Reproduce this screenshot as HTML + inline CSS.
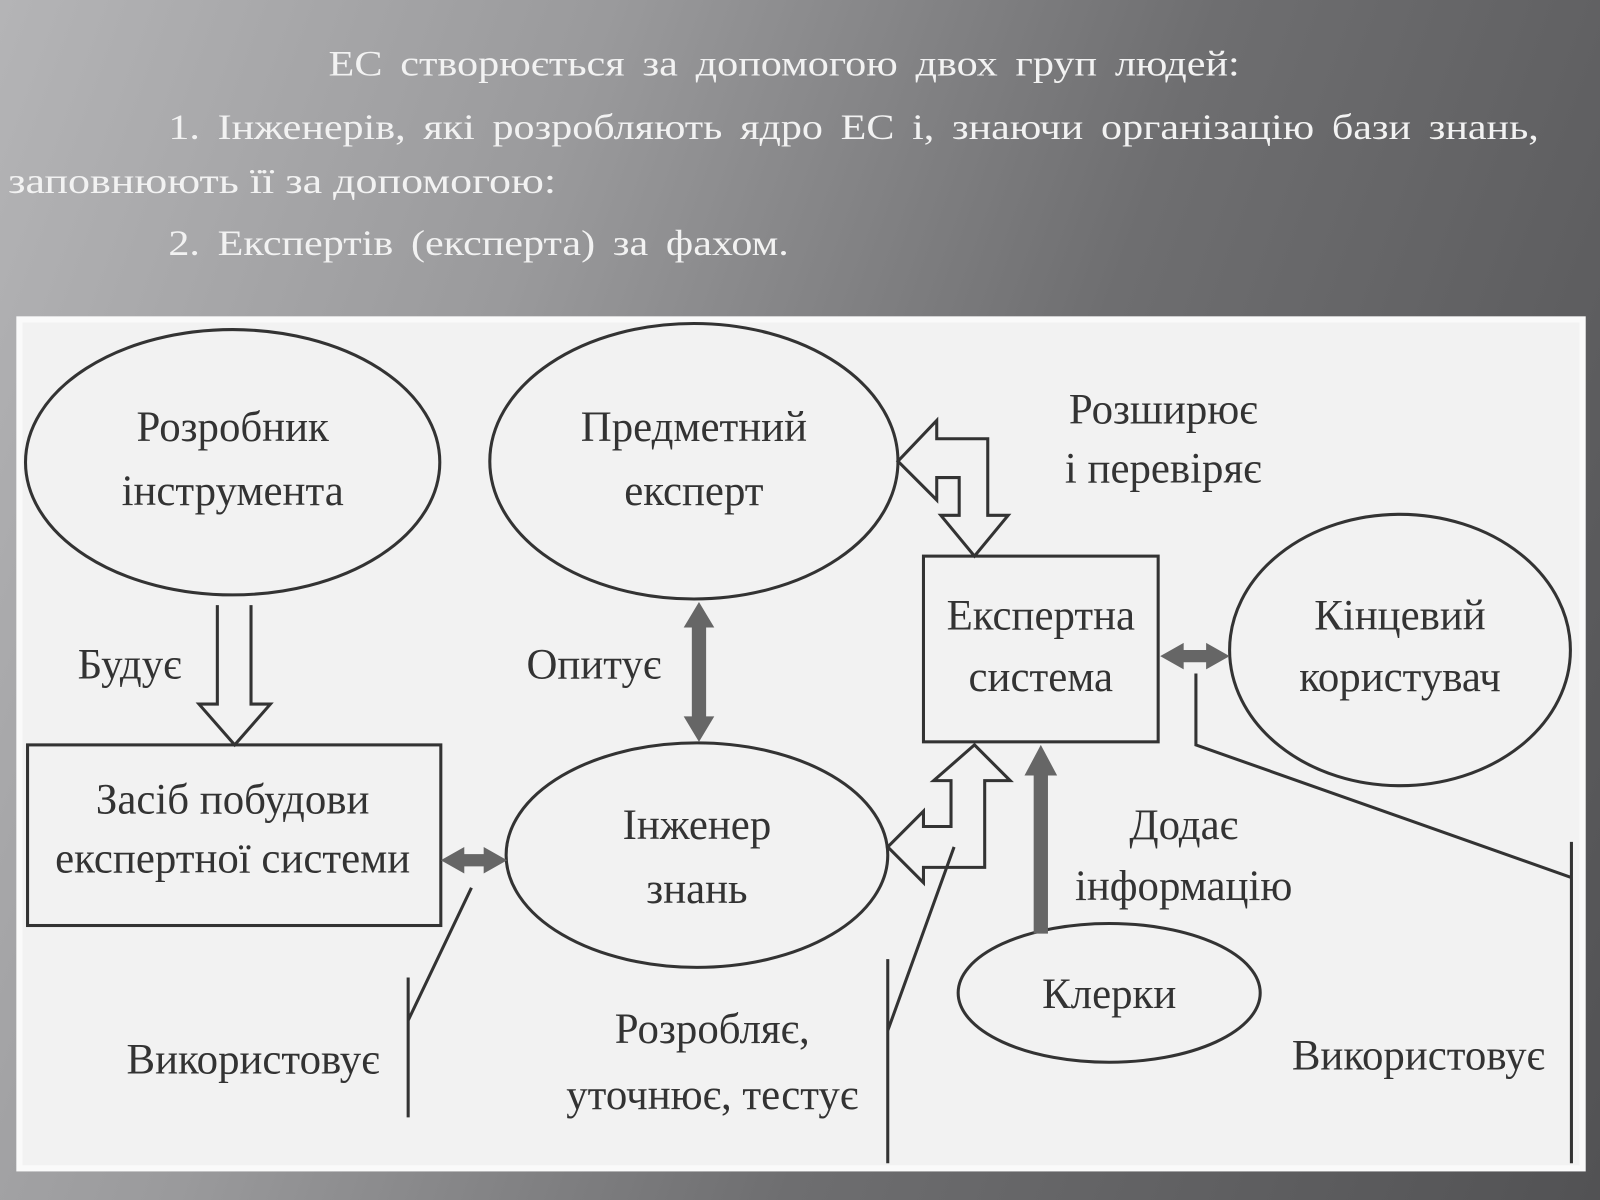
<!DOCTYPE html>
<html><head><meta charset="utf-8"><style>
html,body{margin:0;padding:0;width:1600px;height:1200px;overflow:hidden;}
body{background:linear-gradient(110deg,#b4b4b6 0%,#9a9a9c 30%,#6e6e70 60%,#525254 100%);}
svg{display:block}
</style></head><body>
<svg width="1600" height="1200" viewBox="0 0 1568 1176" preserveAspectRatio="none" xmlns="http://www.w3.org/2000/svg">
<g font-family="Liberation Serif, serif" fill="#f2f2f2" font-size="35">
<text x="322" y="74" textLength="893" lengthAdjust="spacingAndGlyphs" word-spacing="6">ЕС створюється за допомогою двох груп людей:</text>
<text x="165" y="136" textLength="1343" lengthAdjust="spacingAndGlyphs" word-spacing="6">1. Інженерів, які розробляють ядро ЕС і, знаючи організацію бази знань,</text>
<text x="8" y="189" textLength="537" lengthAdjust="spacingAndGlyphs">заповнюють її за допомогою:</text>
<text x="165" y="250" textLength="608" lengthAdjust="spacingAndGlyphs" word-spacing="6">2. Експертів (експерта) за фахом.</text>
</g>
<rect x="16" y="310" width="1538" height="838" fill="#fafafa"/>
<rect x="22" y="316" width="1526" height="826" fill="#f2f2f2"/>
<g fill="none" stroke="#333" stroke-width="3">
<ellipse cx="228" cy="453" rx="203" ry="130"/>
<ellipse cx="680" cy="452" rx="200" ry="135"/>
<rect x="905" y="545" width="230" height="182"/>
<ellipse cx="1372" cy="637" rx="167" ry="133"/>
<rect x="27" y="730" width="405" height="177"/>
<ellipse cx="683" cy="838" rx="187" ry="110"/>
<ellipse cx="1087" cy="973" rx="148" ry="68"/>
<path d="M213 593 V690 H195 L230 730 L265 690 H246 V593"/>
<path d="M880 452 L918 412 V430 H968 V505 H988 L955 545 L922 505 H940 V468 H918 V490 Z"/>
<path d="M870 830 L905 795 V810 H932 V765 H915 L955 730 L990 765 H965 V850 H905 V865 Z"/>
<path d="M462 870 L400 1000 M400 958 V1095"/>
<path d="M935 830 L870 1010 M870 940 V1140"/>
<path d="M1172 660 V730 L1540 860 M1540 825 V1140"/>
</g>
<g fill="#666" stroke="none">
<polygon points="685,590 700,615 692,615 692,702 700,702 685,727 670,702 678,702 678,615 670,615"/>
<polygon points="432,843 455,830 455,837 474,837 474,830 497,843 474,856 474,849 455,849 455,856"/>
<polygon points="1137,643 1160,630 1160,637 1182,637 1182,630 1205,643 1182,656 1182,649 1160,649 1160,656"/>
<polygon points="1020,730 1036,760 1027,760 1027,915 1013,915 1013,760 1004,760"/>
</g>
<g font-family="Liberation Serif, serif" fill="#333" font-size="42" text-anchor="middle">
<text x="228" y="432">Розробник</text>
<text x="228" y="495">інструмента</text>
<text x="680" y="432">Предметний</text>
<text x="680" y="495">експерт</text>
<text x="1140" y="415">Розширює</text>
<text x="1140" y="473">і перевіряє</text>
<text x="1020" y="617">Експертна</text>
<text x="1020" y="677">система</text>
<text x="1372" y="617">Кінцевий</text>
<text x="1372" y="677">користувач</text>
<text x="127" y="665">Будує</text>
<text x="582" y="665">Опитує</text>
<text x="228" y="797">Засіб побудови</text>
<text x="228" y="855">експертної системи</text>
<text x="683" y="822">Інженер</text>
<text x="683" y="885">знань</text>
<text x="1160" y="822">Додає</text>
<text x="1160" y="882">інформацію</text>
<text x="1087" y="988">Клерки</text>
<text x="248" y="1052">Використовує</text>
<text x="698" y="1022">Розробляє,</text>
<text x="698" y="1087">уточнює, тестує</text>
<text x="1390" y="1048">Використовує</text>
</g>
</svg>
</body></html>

◆ REQUEST
Except for the pictures, reproduce every line exactly.

◆ FULL OUTPUT
Reproduce this screenshot as HTML + inline CSS.
<!DOCTYPE html>
<html><head><meta charset="utf-8"><style>
html,body{margin:0;padding:0;width:1600px;height:1200px;overflow:hidden;}
body{background:linear-gradient(110deg,#b4b4b6 0%,#9a9a9c 30%,#6e6e70 60%,#525254 100%);}
svg{display:block}
</style></head><body>
<svg width="1600" height="1200" viewBox="0 0 1568 1176" preserveAspectRatio="none" xmlns="http://www.w3.org/2000/svg">
<g font-family="Liberation Serif, serif" fill="#f2f2f2" font-size="35">
<text x="322" y="74" textLength="893" lengthAdjust="spacingAndGlyphs" word-spacing="6">ЕС створюється за допомогою двох груп людей:</text>
<text x="165" y="136" textLength="1343" lengthAdjust="spacingAndGlyphs" word-spacing="6">1. Інженерів, які розробляють ядро ЕС і, знаючи організацію бази знань,</text>
<text x="8" y="189" textLength="537" lengthAdjust="spacingAndGlyphs">заповнюють її за допомогою:</text>
<text x="165" y="250" textLength="608" lengthAdjust="spacingAndGlyphs" word-spacing="6">2. Експертів (експерта) за фахом.</text>
</g>
<rect x="16" y="310" width="1538" height="838" fill="#fafafa"/>
<rect x="22" y="316" width="1526" height="826" fill="#f2f2f2"/>
<g fill="none" stroke="#333" stroke-width="3">
<ellipse cx="228" cy="453" rx="203" ry="130"/>
<ellipse cx="680" cy="452" rx="200" ry="135"/>
<rect x="905" y="545" width="230" height="182"/>
<ellipse cx="1372" cy="637" rx="167" ry="133"/>
<rect x="27" y="730" width="405" height="177"/>
<ellipse cx="683" cy="838" rx="187" ry="110"/>
<ellipse cx="1087" cy="973" rx="148" ry="68"/>
<path d="M213 593 V690 H195 L230 730 L265 690 H246 V593"/>
<path d="M880 452 L918 412 V430 H968 V505 H988 L955 545 L922 505 H940 V468 H918 V490 Z"/>
<path d="M870 830 L905 795 V810 H932 V765 H915 L955 730 L990 765 H965 V850 H905 V865 Z"/>
<path d="M462 870 L400 1000 M400 958 V1095"/>
<path d="M935 830 L870 1010 M870 940 V1140"/>
<path d="M1172 660 V730 L1540 860 M1540 825 V1140"/>
</g>
<g fill="#666" stroke="none">
<polygon points="685,590 700,615 692,615 692,702 700,702 685,727 670,702 678,702 678,615 670,615"/>
<polygon points="432,843 455,830 455,837 474,837 474,830 497,843 474,856 474,849 455,849 455,856"/>
<polygon points="1137,643 1160,630 1160,637 1182,637 1182,630 1205,643 1182,656 1182,649 1160,649 1160,656"/>
<polygon points="1020,730 1036,760 1027,760 1027,915 1013,915 1013,760 1004,760"/>
</g>
<g font-family="Liberation Serif, serif" fill="#333" font-size="42" text-anchor="middle">
<text x="228" y="432">Розробник</text>
<text x="228" y="495">інструмента</text>
<text x="680" y="432">Предметний</text>
<text x="680" y="495">експерт</text>
<text x="1140" y="415">Розширює</text>
<text x="1140" y="473">і перевіряє</text>
<text x="1020" y="617">Експертна</text>
<text x="1020" y="677">система</text>
<text x="1372" y="617">Кінцевий</text>
<text x="1372" y="677">користувач</text>
<text x="127" y="665">Будує</text>
<text x="582" y="665">Опитує</text>
<text x="228" y="797">Засіб побудови</text>
<text x="228" y="855">експертної системи</text>
<text x="683" y="822">Інженер</text>
<text x="683" y="885">знань</text>
<text x="1160" y="822">Додає</text>
<text x="1160" y="882">інформацію</text>
<text x="1087" y="988">Клерки</text>
<text x="248" y="1052">Використовує</text>
<text x="698" y="1022">Розробляє,</text>
<text x="698" y="1087">уточнює, тестує</text>
<text x="1390" y="1048">Використовує</text>
</g>
</svg>
</body></html>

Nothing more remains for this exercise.